I will not forget that when winter arrived we poured water on the street for it to freeze and the next day we went out with our sleds. Before I poured the water the women in the neighborhood begged us, “When you want to pour water call us, and leave us the sleds outside so we can ride on them, (laughs) because during the day everybody passes by and can see us.” We called them and it was nice to see older women, mothers with kids, get on the sleds and slide down nearly 50 meters or more. It was happiness for us too, because the winters back then were very harsh. The snow froze the street, and it was pure happiness to sled in that small cobblestone street we had there, the snow covered the street and we went sledding. I can mention friends with school with whom I am still in touch today: Bukuria, Neharja, Sadeti, Selvetja, today we meet and I talk with many of them about the school days of the past, but there were also some of them who didn’t go to high school nor have any higher education and I meet with them too and talk with them. I have been very close to my friends. (Smiles)
[1]The Tetovo’s area is in northwestern Macedonia, and is primarily inhabited by Albanians.
[2]City, in this context, can be understood as the center of Prizren, which is a broader geographic region.
[3]Bajnice was the name of the hospital in Belgrade.
[4]Lagje in this context means just neighborhood, but more specifically, in the traditional tribal organization of northern rural Albanians, it refers to a group of families sharing a common ancestor. From now on, it will be translated as neighborhood.
[5]The technical school was located in Prizren.
[6]The fresh water drinking fountain in the main square of Prizren. Shadervan (Sadirvan in Arabic) means precisely fountain, built to provide water for more than one person at once, usually for ritual ablutions, and is a typical element of Ottoman architecture.

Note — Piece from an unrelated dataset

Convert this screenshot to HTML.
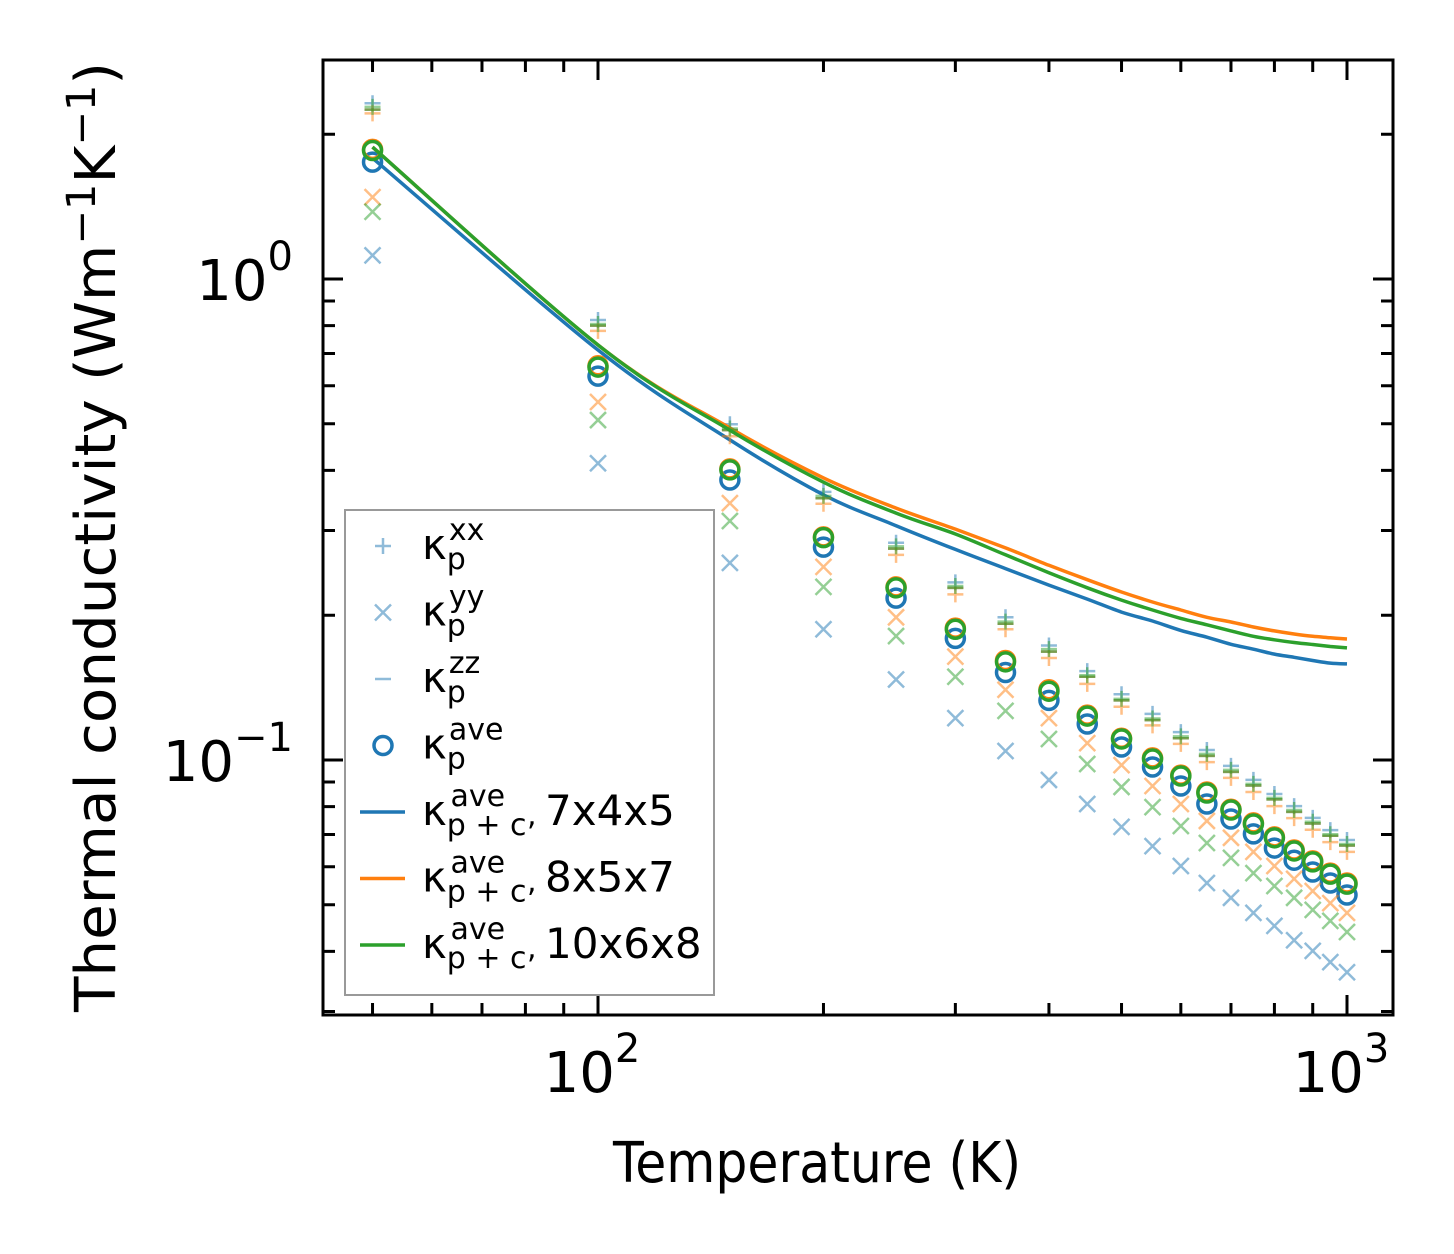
<!DOCTYPE html>
<html><head><meta charset="utf-8"><style>
html,body{margin:0;padding:0;background:#fff}
svg{display:block;font-family:"DejaVu Sans","Liberation Sans",sans-serif}
</style></head><body>
<svg id="chart" width="1454" height="1254" viewBox="0 0 1454 1254" xmlns="http://www.w3.org/2000/svg">
<rect width="1454" height="1254" fill="#fff"/>
<g id="marks"></g>
<g id="axes"></g>
<text x="817" y="1182" font-size="56" text-anchor="middle" textLength="408" lengthAdjust="spacingAndGlyphs">Temperature (K)</text>
<text transform="translate(115,537) rotate(-90)" font-size="56" text-anchor="middle" textLength="950" lengthAdjust="spacingAndGlyphs">Thermal conductivity (Wm<tspan dy="-20" font-size="40">−1</tspan><tspan dy="20">K</tspan><tspan dy="-20" font-size="40">−1</tspan><tspan dy="20">)</tspan></text>
<g id="legend"></g>
</svg>
<script>
const temps=[50,100,150,200,250,300,350,400,450,500,550,600,650,700,750,800,850,900,950,1000];
const xxBlue=[2.32,0.822,0.499,0.361,0.283,0.234,0.198,0.173,0.153,0.137,0.1247,0.1143,0.1049,0.0972,0.0909,0.085,0.0802,0.0758,0.0715,0.0682];
const xxOrange=[2.21,0.78,0.471,0.341,0.267,0.221,0.187,0.163,0.144,0.129,0.118,0.108,0.099,0.0918,0.0858,0.0802,0.0757,0.0716,0.0675,0.0644];
const xxGreen=[2.28,0.806,0.489,0.354,0.278,0.23,0.194,0.17,0.15,0.134,0.122,0.112,0.103,0.0954,0.0892,0.0834,0.0787,0.0744,0.0701,0.0669];
const zzValues=[2.25,0.8,0.485,0.35,0.275,0.228,0.192,0.168,0.149,0.133,0.121,0.111,0.102,0.0945,0.0885,0.0828,0.078,0.0738,0.0696,0.0664];
const yyBlue=[1.12,0.414,0.257,0.187,0.147,0.1222,0.1044,0.0909,0.081,0.0726,0.0662,0.0602,0.0555,0.0517,0.0481,0.0452,0.0422,0.0401,0.038,0.0362];
const yyOrange=[1.48,0.555,0.342,0.252,0.198,0.164,0.14,0.1222,0.1084,0.0976,0.0883,0.081,0.0747,0.0689,0.0644,0.0602,0.0566,0.0534,0.0504,0.0481];
const yyGreen=[1.38,0.509,0.314,0.229,0.181,0.149,0.1265,0.1106,0.0981,0.0879,0.0798,0.0729,0.0672,0.0626,0.0582,0.0547,0.0517,0.0488,0.0463,0.0439];
const aveBlue=[1.75,0.628,0.382,0.277,0.217,0.179,0.152,0.133,0.1188,0.1064,0.0967,0.0883,0.081,0.0754,0.0702,0.0656,0.0619,0.0585,0.0555,0.0524];
const aveOrange=[1.86,0.66,0.403,0.291,0.229,0.188,0.161,0.14,0.124,0.111,0.101,0.093,0.0858,0.079,0.074,0.0692,0.065,0.0617,0.0582,0.0555];
const aveGreen=[1.85,0.656,0.401,0.29,0.228,0.187,0.16,0.139,0.1234,0.1106,0.1005,0.0926,0.0854,0.0787,0.0736,0.0689,0.0647,0.0614,0.0579,0.0552];
const lineBlue=[1.785,0.712,0.463,0.356,0.307,0.274,0.25,0.231,0.216,0.203,0.1945,0.186,0.18,0.174,0.17,0.166,0.1635,0.161,0.159,0.1584];
const lineOrange=[1.88,0.729,0.49,0.386,0.334,0.302,0.276,0.254,0.237,0.2235,0.213,0.205,0.198,0.1936,0.189,0.1855,0.1828,0.1808,0.1795,0.1785];
const lineGreen=[1.88,0.729,0.485,0.378,0.326,0.295,0.267,0.245,0.228,0.215,0.205,0.197,0.191,0.1855,0.1808,0.1778,0.1755,0.1738,0.1722,0.171];
const xMajor=[100,1000];
const xMajorLabels=["2","3"];
const yMajor=[0.1,1];
const yMajorLabels=["−1","0"];

const NS="http://www.w3.org/2000/svg";
const X0=323,X1=1393,Y0=60,Y1=1015;
function xs(t){return 598+749*Math.log10(t/100);}
function ys(v){return 279-481*Math.log10(v);}
function mk(tag,attrs,parent){const e=document.createElementNS(NS,tag);for(const k in attrs)e.setAttribute(k,attrs[k]);parent.appendChild(e);return e;}
const marks=document.getElementById('marks');
const axes=document.getElementById('axes');
const C={blue:'#1f77b4',orange:'#ff7f0e',green:'#2ca02c'};

function plus(cx,cy,col,g){return mk('path',{d:`M${cx-8},${cy}H${cx+8}M${cx},${cy-8}V${cy+8}`,stroke:col,'stroke-width':2.5,'stroke-opacity':0.5,fill:'none'},g);}
function cross(cx,cy,col,g){return mk('path',{d:`M${cx-8},${cy-8}L${cx+8},${cy+8}M${cx-8},${cy+8}L${cx+8},${cy-8}`,stroke:col,'stroke-width':2.5,'stroke-opacity':0.5,fill:'none'},g);}
function dash(cx,cy,col,g){return mk('path',{d:`M${cx-8},${cy}H${cx+8}`,stroke:col,'stroke-width':2.5,'stroke-opacity':0.5,fill:'none'},g);}
function circ(cx,cy,col,g){return mk('circle',{cx:cx,cy:cy,r:9,stroke:col,'stroke-width':3.5,fill:'none'},g);}
function smoothPath(P){let d=`M${P[0][0].toFixed(1)},${P[0][1].toFixed(1)}`;
  for(let i=0;i<P.length-1;i++){const p0=P[Math.max(0,i-1)],p1=P[i],p2=P[i+1],p3=P[Math.min(P.length-1,i+2)];
    const c1=[p1[0]+(p2[0]-p0[0])/6,p1[1]+(p2[1]-p0[1])/6],c2=[p2[0]-(p3[0]-p1[0])/6,p2[1]-(p3[1]-p1[1])/6];
    d+=`C${c1[0].toFixed(1)},${c1[1].toFixed(1)} ${c2[0].toFixed(1)},${c2[1].toFixed(1)} ${p2[0].toFixed(1)},${p2[1].toFixed(1)}`;}
  return d;}

const sets=[
 {name:'blue',col:C.blue,xx:xxBlue,yy:yyBlue,zz:zzValues,ave:aveBlue,line:lineBlue},
 {name:'orange',col:C.orange,xx:xxOrange,yy:yyOrange,zz:zzValues,ave:aveOrange,line:lineOrange},
 {name:'green',col:C.green,xx:xxGreen,yy:yyGreen,zz:zzValues,ave:aveGreen,line:lineGreen}
];
sets.forEach(s=>{
  const g=mk('g',{},marks);
  
  
  temps.forEach((t,i)=>{
    const e1=plus(xs(t),ys(s.xx[i]),s.col,g);
    
    
    const e2=cross(xs(t),ys(s.yy[i]),s.col,g);
    
    
    const e3=dash(xs(t),ys(s.zz[i]),s.col,g);
    
    
    const e4=circ(xs(t),ys(s.ave[i]),s.col,g);
    
    
  });
  const P=temps.map((t,i)=>[xs(t),ys(s.line[i])]);
  const pl=mk('path',{d:smoothPath(P),fill:'none',stroke:s.col,'stroke-width':3.5,'stroke-linejoin':'round'},g);
  
  
});

const fr=mk('rect',{x:X0,y:Y0,width:X1-X0,height:Y1-Y0,fill:'none',stroke:'#000','stroke-width':3},axes);


for(let d=10;d<=1000;d*=10){for(let m=1;m<10;m++){const t=d*m;const x=xs(t);if(x<X0||x>X1)continue;const major=(m===1);const L=major?20:12;
  const tk=mk('path',{d:`M${x},${Y1}v${-L}M${x},${Y0}v${L}`,stroke:'#000','stroke-width':3},axes);
  
  }}
for(let d=0.01;d<=10;d*=10){for(let m=1;m<10;m++){const v=d*m;const y=ys(v);if(y<Y0||y>Y1)continue;const major=(m===1);const L=major?20:12;
  const tk=mk('path',{d:`M${X0},${y}h${L}M${X1},${y}h${-L}`,stroke:'#000','stroke-width':3},axes);
  
  }}
xMajor.forEach((t,i)=>{const tx=mk('text',{x:xs(t)-6,y:1092,'font-size':56,'text-anchor':'middle'},axes);
  
  
  tx.innerHTML='10<tspan dy="-30" font-size="40">'+xMajorLabels[i]+'</tspan>';});
yMajor.forEach((v,i)=>{const tx=mk('text',{x:293,y:ys(v)+21,'font-size':56,'text-anchor':'end'},axes);
  
  
  tx.innerHTML='10<tspan dy="-30" font-size="40">'+yMajorLabels[i]+'</tspan>';});

const lg=document.getElementById('legend');
const lb=mk('rect',{x:345,y:510,width:369,height:485,fill:'#fff','fill-opacity':0.8,stroke:'#999','stroke-width':2},lg);


const entries=[['xx','','plus'],['yy','','cross'],['zz','','dash'],['ave','','circ'],['ave',', 7x4x5','line',C.blue],['ave',', 8x5x7','line',C.orange],['ave',', 10x6x8','line',C.green]];
entries.forEach((e,i)=>{
  const cy=546+i*66.5;
  const g=mk('g',{},lg);
  
  
  if(e[2]==='plus')plus(383,cy,C.blue,g);
  else if(e[2]==='cross')cross(383,cy,C.blue,g);
  else if(e[2]==='dash')dash(383,cy,C.blue,g);
  else if(e[2]==='circ')circ(383,cy,C.blue,g);
  else mk('line',{x1:360,x2:405,y1:cy,y2:cy,stroke:e[3],'stroke-width':3.5},g);
  const sub=(i>=4)?'p + c':'p';
  const tx=mk('text',{x:422,y:cy+13,'font-size':42},g);
  tx.innerHTML='κ<tspan dy="10" font-size="30">'+sub+'</tspan>'+'<tspan dx="'+(i>=4?-76:-17)+'" dy="-29" font-size="30">'+e[0]+'</tspan>'+(e[1]?'<tspan x="527" dy="19" font-size="30">,</tspan><tspan x="545" dy="0" font-size="42">'+e[1].slice(2)+'</tspan>':'');
});
</script>
</body></html>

[7]Marash is a park upriver from the center, at the foot of a hill above the city. The small area consists of several traditional residential buildings, the 1833 Mosque of Maksut Pasha, a mausoleum of the Saadi order, and the eighteenth century mill [now café Mullini]. Near the river, a sizeable 400yearold plane tree, the only one of its kind in the Balkans, is located beside a natural spring.
[8]The castle consists of the ruins of a medieval fortress built by the Byzantines, expanded by the Serbian Njemanjić dynasty and finally by the Ottomans.